Crisis of confidenceAugust is the month Koreans commemorate our liberation from Japanese colonial rule and the restoration of our national sovereignty. Too many years have passed to relive the exhilaration we felt 68 years ago on Aug. 15. Only people over the age of 80 would have clear memories of the sensations of that day and the feeling of relief. Since the day we lost our country to Japan in 1910, our ancestors sacrificed themselves to recover and rebuild our country. These endeavors to carve out a common path for our race continue on with the contemporary generation. We may not be able to rekindle the jubilation of that day today, but we still need to take a moment to think about its implications for our country’s future.
We are bound to the Korean Peninsula and identify ourselves as the Korean race. We have lived on this land for thousands of years and are destined to remain here for years to come. Regardless of our age or generation, the leaders of this land and this ethnic community must make choices to pave the ways and means of building this country. Our hearts may be too heavy with contemporary frustrations and anxieties to genuinely celebrate the liberation of our country due to the difficult choices our nation faces today. Inter-Korean relations and the regional geopolitical situation have turned sour. But we may just have to accept that we also lack confidence in our community’s ability to wisely address the dire challenges confronting us.
We are experiencing a crisis of collective confidence. First, we are losing confidence in ourselves — our status, achievements and capabilities. We can no longer proudly claim our reputation as the ever-resilient Koreans who can fight and defeat whatever calamities and challenges are thrown our way. Second, we cannot trust each other these days. Instead of understanding and unity, the petty art of pigeonholing is widespread, and we end up fighting and despising one another. Before permanent damage is done, there must be a national endeavor to put an end to the spread of this alarming crisis in confidence.

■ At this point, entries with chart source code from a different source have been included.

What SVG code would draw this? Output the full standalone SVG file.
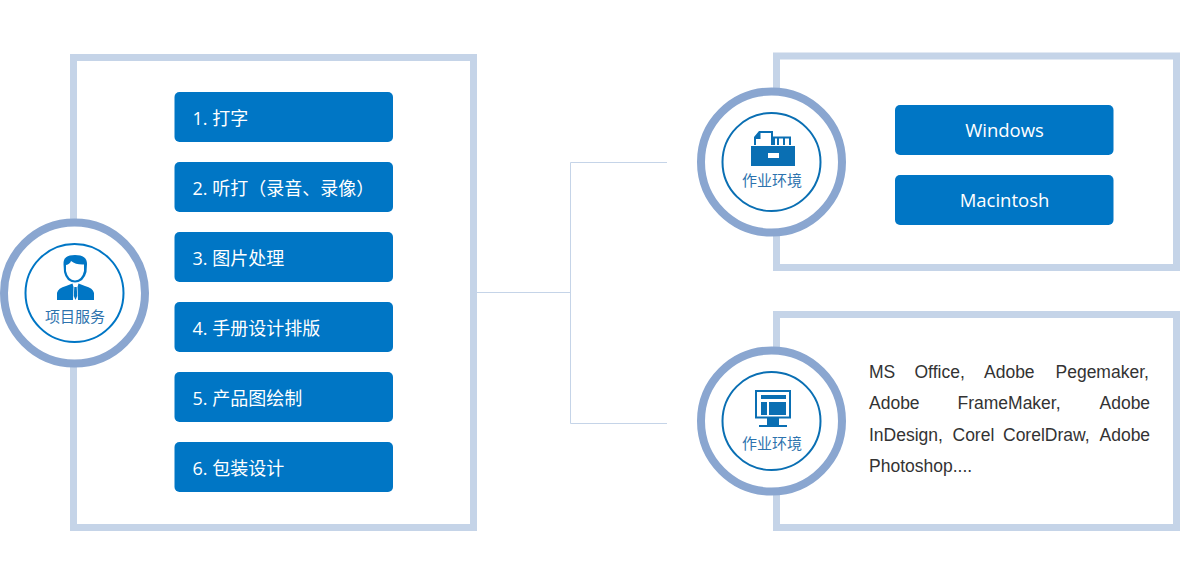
<svg xmlns="http://www.w3.org/2000/svg" width="1180" height="580" viewBox="0 0 1180 580">
<style>
.frame{fill:#fff;stroke:#c5d4e8;stroke-width:7}
.ring{fill:#fff;stroke:#8aa6d0;stroke-width:8}
.inner{fill:#fff;stroke-width:2}
.btn{fill:#0076c5}
.t{font-family:"Open Sans","Noto Sans CJK SC",sans-serif;font-size:18px;fill:#fff}
.t2{font-size:18.500px}
.c{font-family:"Noto Sans CJK SC",sans-serif;font-size:15px;text-anchor:middle;fill:#2d73ae}
.body{font-family:"Liberation Sans",Arial,sans-serif;font-size:17.500px;fill:#333}
.ico{fill:#0a6fb3}
.conn{fill:none;stroke:#c5d4e8;stroke-width:1}
</style>
<g id="connectors">
<path class="conn" d="M477 292.500H570.500M570.500 162.500V423.500M570.500 162.500H667M570.500 423.500H667"/>
</g>
<g id="frame-left"><rect class="frame" x="73.500" y="57.500" width="400" height="470"/></g>
<g id="frame-top"><rect class="frame" x="776.500" y="56" width="400" height="211.500"/></g>
<g id="frame-bottom"><rect class="frame" x="776.500" y="314.500" width="400" height="213"/></g>
<g id="item-1"><rect class="btn" x="174.500" y="92" width="218.500" height="50" rx="5"/><text class="t" x="192.500" y="124.500">1. 打字</text></g>
<g id="item-2"><rect class="btn" x="174.500" y="162" width="218.500" height="50" rx="5"/><text class="t" x="192.500" y="194.500">2. 听打（录音、录像）</text></g>
<g id="item-3"><rect class="btn" x="174.500" y="232" width="218.500" height="50" rx="5"/><text class="t" x="192.500" y="264.500">3. 图片处理</text></g>
<g id="item-4"><rect class="btn" x="174.500" y="302" width="218.500" height="50" rx="5"/><text class="t" x="192.500" y="334.500">4. 手册设计排版</text></g>
<g id="item-5"><rect class="btn" x="174.500" y="372" width="218.500" height="50" rx="5"/><text class="t" x="192.500" y="404.500">5. 产品图绘制</text></g>
<g id="item-6"><rect class="btn" x="174.500" y="442" width="218.500" height="50" rx="5"/><text class="t" x="192.500" y="474.500">6. 包装设计</text></g>
<g id="windows"><rect class="btn" x="895" y="105" width="218.500" height="50" rx="5"/><text class="t t2" x="1004.500" y="137" text-anchor="middle">Windows</text></g>
<g id="macintosh"><rect class="btn" x="895" y="175" width="218.500" height="50" rx="5"/><text class="t t2" x="1004.500" y="207" text-anchor="middle">Macintosh</text></g>
<g id="hub-service">
<circle class="ring" cx="74.500" cy="293" r="70.500"/>
<circle class="inner" cx="74.500" cy="293" r="49" stroke="#0076c5"/>
<path d="M63.500 264Q63 255 75 255Q87 255 87 264L86.500 272Q84 282 75 282.500Q66 282 64 272Z" fill="#0076c5"/>
<path d="M66 265Q70 264 71 261Q76 265 84 264.500L84 271Q82 280 75 280.500Q68 280 66 271Z" fill="#fff"/>
<path d="M57 300V293Q58 288 66 286L72.500 283.500L73.500 287L73 300ZM94 300V293Q93 288 85 286L78.500 283.500L77.500 287L78 300Z" fill="#0076c5"/>
<path d="M74.300 287H76.700L77.200 296L75.500 300L73.800 296Z" fill="#0076c5"/>
<text class="c" x="75" y="322">项目服务</text>
</g>
<g id="hub-env-1">
<circle class="ring" cx="771.500" cy="162" r="70.500"/>
<circle class="inner" cx="771.500" cy="162" r="49" stroke="#0a6fb3"/>
<path class="ico" d="M751 146H795V166H751ZM768 153V158H779V153Z" fill-rule="evenodd"/>
<path class="ico" d="M754 145V137L759 131H773V145H771V133H760.500V139H756V145ZM773 136.500H791V145H789V138.500H785V145H783V138.500H779V145H777V138.500H775V145H773Z"/>
<text class="c" x="772" y="186">作业环境</text>
</g>
<g id="hub-env-2">
<circle class="ring" cx="771.500" cy="421" r="70.500"/>
<circle class="inner" cx="771.500" cy="421" r="49" stroke="#0a6fb3"/>
<path class="ico" d="M755 390H791V418.500H755ZM757 392V416.500H789V392Z" fill-rule="evenodd"/>
<path class="ico" d="M761 395H786V399H761ZM761 402H767V415H761ZM769 402H786V415H769ZM767 418H779V425H767ZM759 425H787V427H759Z"/>
<text class="c" x="772" y="449">作业环境</text>
</g>
<g id="software-text" class="body">
<text y="377.500"><tspan x="869">MS</tspan><tspan x="914.500">Office,</tspan><tspan x="984">Adobe</tspan><tspan x="1055.500">Pegemaker,</tspan></text>
<text y="409"><tspan x="869">Adobe</tspan><tspan x="957.500">FrameMaker,</tspan><tspan x="1099.500">Adobe</tspan></text>
<text y="440.500"><tspan x="869">InDesign,</tspan><tspan x="952.500">Corel</tspan><tspan x="1003">CorelDraw,</tspan><tspan x="1099.500">Adobe</tspan></text>
<text x="869" y="472">Photoshop....</text>
</g>
</svg>
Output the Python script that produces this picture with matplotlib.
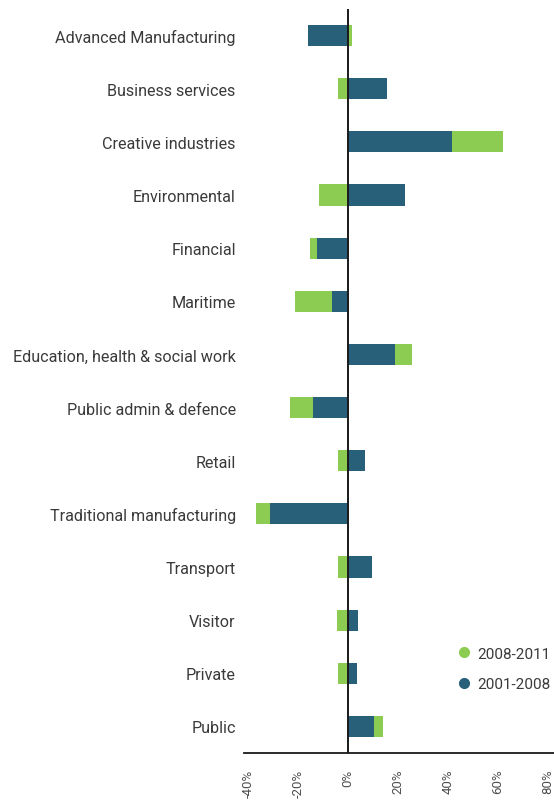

No matter what difficulties we may face at home and abroad, they are not worth throwing away the faith we used to have in ourselves. The entire world is faced with challenges and doubts, even about democracy and the market economy. But we have — so far — weathered choppy waters relatively well. The United States and Europe, the birthplaces of democracy, are now swamped with political incompetence and confusion. The Arab Spring — the wave of democracy movements in despotic Islamic communities — has also backfired, causing disastrous mess in many societies.
The achievements we made in terms of democracy — we have had six peaceful power transfers to elected presidents since we introduced the direct presidential election system in 1987 — cannot be underestimated. Despite the meltdown of financial centers in advanced countries that shook the global market and economy over the last five years, South Korea’s credit ratings have been upgraded twice. Few can question the resilience of the Korean people and companies. So why should we?
For a while now, our society has been so engrossed with dealing with everyday incidents and accidents that we have neglected to think about our national fundamentals and future. We let ourselves be led by moments of passion instead of reflecting on things — and we start doubting ourselves instead of having faith in each other. We surrender ourselves to the fatal illness of doubtfulness to the extent that our society is slowly disillusioned. In the meantime, the resulting social fissures are offering a heyday for propagandists who aspire to intensify the societal schism. What we desperately need now is to prepare a pan-national forum for various elements of society — ranging from religious groups to academia to the media sector — to launch endeavors to restore faith in ourselves, our people and neighbors for a better future.
Our ancestors upheld the humble tradition of helping one another to create a society in which all can live harmoniously. Without a deeply-felt belief in helping one another, this country and people could not have survived so many challenges and struggles for thousands of years. I believe that our people are again willing to put aside self-interests for the common good as long as the means are fair and just. We must, therefore, start a serious public debate on how we can create a community that pursues the common good more than anything else.
No matter how demanding the work may be, we must confidently initiate a long-awaited debate on how this country can guarantee interests of each individual of this democratic republic in political, economic, social and cultural fields. When the people become focused on such a debate and endeavor to reform the political system to make practical civilian participation and work out economic justice by ensuring public interest in economic governance and distribution of income and welfare, we will be able to rediscover the confidence we need in and amongst ourselves.